可奇怪的是,随着外蒙民众身体逐渐好转的同时,一则传言却甚嚣尘上。
有人说,这场让数千人死于非命的大感染,并不是意外,而是有人故意在河水里投毒。
为的,就是要颠覆之前的投票结果,将这次大规模的感染栽赃嫁祸给赤军,好将其再次赶出外蒙。

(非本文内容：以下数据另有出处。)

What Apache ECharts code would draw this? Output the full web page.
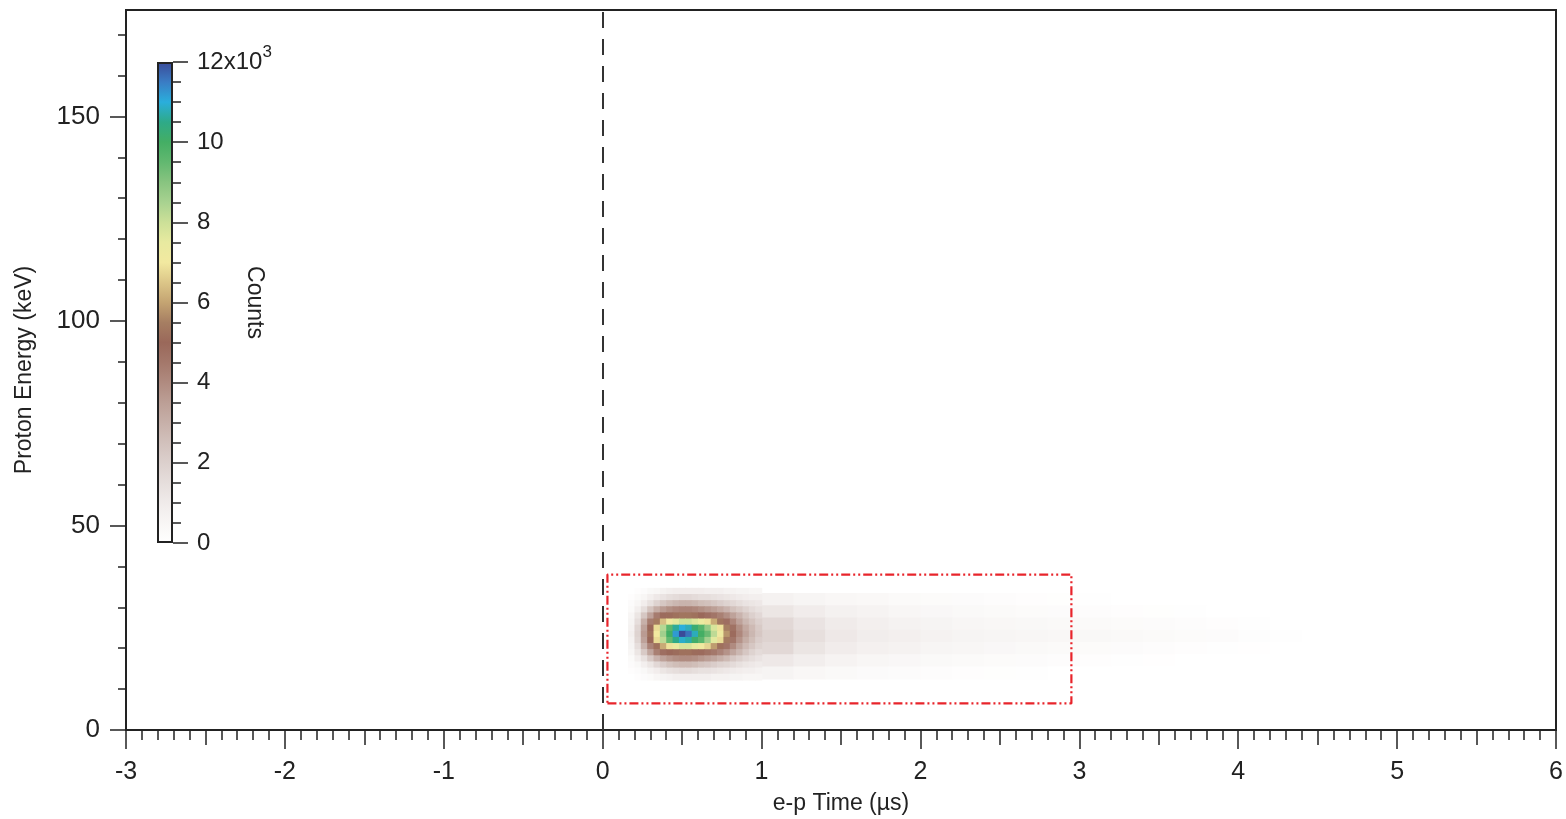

传言有鼻子有眼,将里面的细节描述的清清楚楚,直指此时最大掌权者乔巴山与大毛。
原本很多外蒙知识分子对这个消息都是不信的。
可接下来的发生的事情,颠覆了乔巴山这位当权者在外蒙民众心里树立的形象。
也将他的政权推向了灭亡。
对于这种攻击自己的传言,乔巴山的反应就是一如既往的采取血腥镇压。
可让他恼怒的是,这次却不同于以往,就在他想要杀掉那些造谣生事的暴徒时。
他的属下,确切的说,应该是曾经的属下,却拿着一份他叛国的证据,当众揭发了他。
所谓的证据其实是乔巴山与大毛签署的一份机密文件。
那文件是不是真的呐?是真的。
那是林阮无意间在乔巴山的办公室里发现的。
文件上写着,由大毛提供药物,乔巴山执行,最终将赤军赶出外蒙。
此外,乔巴山还要补偿大毛几百万头的牲畜与数万吨的各种矿石,等等
一石激起千层浪。
从上到下,从官员到百姓,都对这个残暴的统治者愤怒到了极点。
他们被数次“大改造”“大清洗”,他们的四部贵族黄金血脉被迫害殆尽。
所有反对大毛、或对他乔巴山有反对意见的党政干部全部被清理。
他们被逼着抛弃了自己的古文字,看着数百年累计下来的书籍、册卷、文物全部焚烧殆尽。
他们的财产被大肆掠夺、充公。
即便这样,这个恶魔还是不肯放过他们,为了自己的野心竟然向母亲河里投毒。
他这是想要用外蒙人民的命,来为他做铺路的垫脚石啊。
他乔巴山背叛了外蒙,他是刽子手,是叛国者。
外蒙不需要这样的叛国者,乔巴山不配再领导外蒙。
继上次的全民公投后,外蒙再一次全民出动。
数以万计的外蒙青壮年,手拿武器冲进了乔巴山在乌兰巴托的总理府。
总理府的护卫队只露了个头,然后象征性的放了两枪就跑得无影无踪了。
乔巴山是被活活打死的,死后身体还被吊在了总理府的大门上。
四十七岁的乔巴山,死在了被他血腥残杀的外蒙民众手里。
他死后,他的那些手下为了逃脱罪责,纷纷站出来揭露指责乔巴山残暴罪行。
乔巴山成了人人喊打的罪人,成了外蒙历史上唯一一个万人唾骂的领导人。